Anna Pilz

Membership:  2018-2020

Member Bio

Anna Pilz joined the Rachel Carson Center from the University of Edinburgh, where she had been an environmental humanities visiting research fellow at the Institute for Advanced Studies in the Humanities. Her research focuses predominantly on nineteenth-century Irish cultural production and history. In particular, her current work examines the interplay between literature, geography, and environmental history in nineteenth- and twentieth-century Ireland.
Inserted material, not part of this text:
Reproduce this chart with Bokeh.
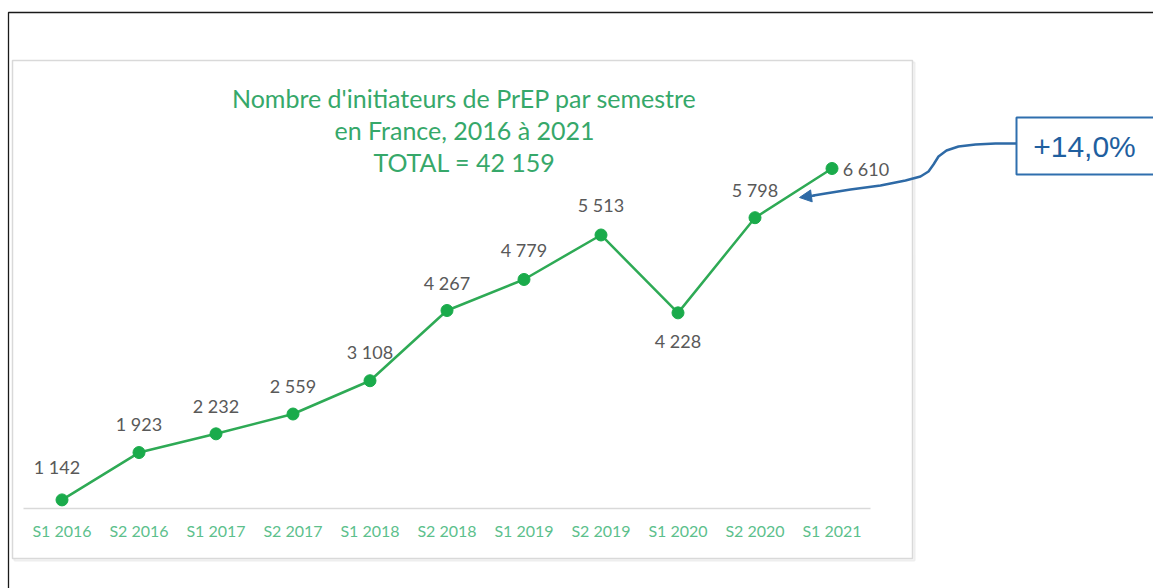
from bokeh.plotting import figure
from bokeh.models import (Range1d, ColumnDataSource, LabelSet, Label, FixedTicker,
                          BoxAnnotation, Arrow, NormalHead)
from bokeh.core.properties import value
from bokeh.embed import file_html
from bokeh.resources import INLINE

# ---- data ----
categories = ["S1 2016", "S2 2016", "S1 2017", "S2 2017", "S1 2018", "S2 2018",
              "S1 2019", "S2 2019", "S1 2020", "S2 2020", "S1 2021"]
values = [1142, 1923, 2232, 2559, 3108, 4267, 4779, 5513, 4228, 5798, 6610]
value_labels = ["1 142", "1 923", "2 232", "2 559", "3 108", "4 267",
                "4 779", "5 513", "4 228", "5 798", "6 610"]
title_lines = ["Nombre d'initiateurs de PrEP par semestre",
               "en France, 2016 à 2021",
               "TOTAL = 42 159"]
callout_text = "+14,0%"

# ---- layout constants (pixels) ----
W, H = 1153, 588
X0, DX = 61.5, 77.0            # pixel x of first category, category spacing
Y_AXIS_PX, Y_AXIS_VAL = 508.0, 1000.0
UNITS_PER_PX = 16.5

idx = list(range(len(categories)))

p = figure(width=W, height=H,
           x_range=Range1d(-X0 / DX, (W - X0) / DX),
           y_range=Range1d(Y_AXIS_VAL - (H - Y_AXIS_PX) * UNITS_PER_PX,
                           Y_AXIS_VAL + Y_AXIS_PX * UNITS_PER_PX),
           y_axis_location=None,
           output_backend="svg", toolbar_location=None, tools="",
           min_border=0, min_border_left=0, min_border_right=0,
           min_border_top=0, min_border_bottom=0)
p.outline_line_color = None
p.background_fill_color = "white"
p.border_fill_color = "white"
p.grid.visible = False

# pixel-space ranges for decorations (value == page pixel, y from top)
p.extra_x_ranges = {"px": Range1d(0, W)}
p.extra_y_ranges = {"py": Range1d(H, 0)}

# outer black frame
p.add_layout(BoxAnnotation(left=8, right=W + 20, top=12, bottom=H + 20,
                           x_range_name="px", y_range_name="py",
                           fill_alpha=0, line_color="#1a1a1a", line_alpha=1,
                           line_width=1.3, level="underlay"))
# chart area box (with faint shadow)
p.add_layout(BoxAnnotation(left=14, right=914, top=62, bottom=560,
                           x_range_name="px", y_range_name="py",
                           fill_alpha=0, line_color="#eeeeee", line_alpha=1,
                           line_width=2, level="underlay"))
p.add_layout(BoxAnnotation(left=12, right=912, top=60, bottom=558,
                           x_range_name="px", y_range_name="py",
                           fill_color="white", fill_alpha=1,
                           line_color="#d9d9d9", line_alpha=1,
                           line_width=1.5, level="underlay"))

# x axis (category labels) drawn at the axis minimum inside the canvas
xa = p.xaxis[0]
xa.fixed_location = Y_AXIS_VAL
xa.bounds = (-0.5, len(categories) - 0.5)
xa.ticker = FixedTicker(ticks=idx)
xa.major_label_overrides = {i: c for i, c in zip(idx, categories)}
xa.axis_line_color = "#d9d9d9"
xa.axis_line_width = 1.5
xa.major_tick_line_color = None
xa.minor_tick_line_color = None
xa.major_label_text_color = "#5cbf8c"
xa.major_label_text_font = "Lato"
xa.major_label_text_font_size = "16px"
xa.major_label_standoff = 6

# title
for i, t in enumerate(title_lines):
    p.add_layout(Label(x=464, y=97 + 32 * i, text=t,
                       x_range_name="px", y_range_name="py",
                       text_align="center", text_baseline="middle",
                       text_color="#36a86a", text_font="Lato", text_font_size="25px"))

src = ColumnDataSource(dict(x=idx, y=values, lab=value_labels,
                            dx=[-5, 0, 0, 0, 0, 0, 0, 0, 0, 0, 34],
                            dy=[33, 29, 28, 28, 29, 28, 29, 30, -28, 28, 0]))
p.line("x", "y", source=src, line_color="#2eaa55", line_width=2.5)
p.scatter("x", "y", source=src, size=12, fill_color="#1aab4b", line_color="#1aab4b")
p.add_layout(LabelSet(x="x", y="y", text="lab", source=src,
                      x_offset="dx", y_offset="dy",
                      text_align="center", text_baseline="middle",
                      text_color="#595959", text_font=value("Lato"),
                      text_font_size="18px"))

# callout box
p.add_layout(BoxAnnotation(left=1016, right=W + 20, top=117, bottom=174,
                           x_range_name="px", y_range_name="py",
                           fill_color="white", fill_alpha=1,
                           line_color="#2f6fae", line_alpha=1, line_width=2))
p.add_layout(Label(x=1084, y=146, text=callout_text,
                   x_range_name="px", y_range_name="py",
                   text_align="center", text_baseline="middle",
                   text_color="#1f5f9f", text_font="Liberation Sans", text_font_size="30px"))

# curved connector with arrow head
cx = [1016, 995, 975, 958, 946, 938, 933, 928, 920, 905, 880, 850, 825, 813]
cy = [143, 143, 144, 146, 150, 156, 164, 171, 176, 180, 185, 189, 193, 195]
p.line(cx, cy, x_range_name="px", y_range_name="py",
       line_color="#2e6aa6", line_width=2.5)
p.add_layout(Arrow(x_start=814, y_start=195, x_end=799, y_end=197,
                   x_range_name="px", y_range_name="py",
                   line_color="#2e6aa6", line_width=2.5,
                   end=NormalHead(size=12, fill_color="#2e6aa6", line_color="#2e6aa6")))

open("out.html", "w").write(file_html(p, INLINE))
Her coedited volume Irish Women’s Writing, 1878–1922 with Whitney Standlee was published in 2016 by Manchester University Press. Pilz’s research has received support from the British Association for Irish Studies, the Royal Historical Society, and the Irish Research Council. She has taught on Irish and English literatures, women’s studies, and on values and the environment at the University of Liverpool, Leeds Beckett University, University College Cork, and the University of Edinburgh. She is currently completing her first monograph, The Wooded Isle: Trees, Inheritance and Estates in Irish Writing, for Liverpool University Press.

Projects

The Wooded Isle: Trees, Inheritance, and Estates in Irish Writing
Lunchtime Colloquium Video - "Woods and Irish Writing"

Publications

  • “‘Lasting Monuments’: Lady Gregory’s Domesticated Landscape and Forestry.” In Women and the Country House in Ireland and Britain, edited by Terence Dooley, Maeve O’Riordan, and Christopher Ridgway, 170–85. Dublin: Four Courts Press, 2018.
  • Edited with Whitney Standlee. Irish Women’s Writing, 1878–1922: Advancing the Cause of Liberty. Manchester, UK: Manchester University Press, 2016.
  • with Andrew Tierney. “Trees, Big House Culture, and the Irish Literary Revival.” New Hibernia Review 19, no. 2 (2015): 65–82.
  • “Lady Gregory’s The Gaol Gate, Terence MacSwiney, and the Abbey Theatre.” Irish Studies Review 23, no. 3 (2015): 277–291.
  • “Lady Gregory’s Fans: The Irish Protestant Landed Class and Negotiations of Power.” In Irish Elites in the Nineteenth Century, edited by Ciaran O’Neill, 185–196. Dublin: Four Courts Press, 2013.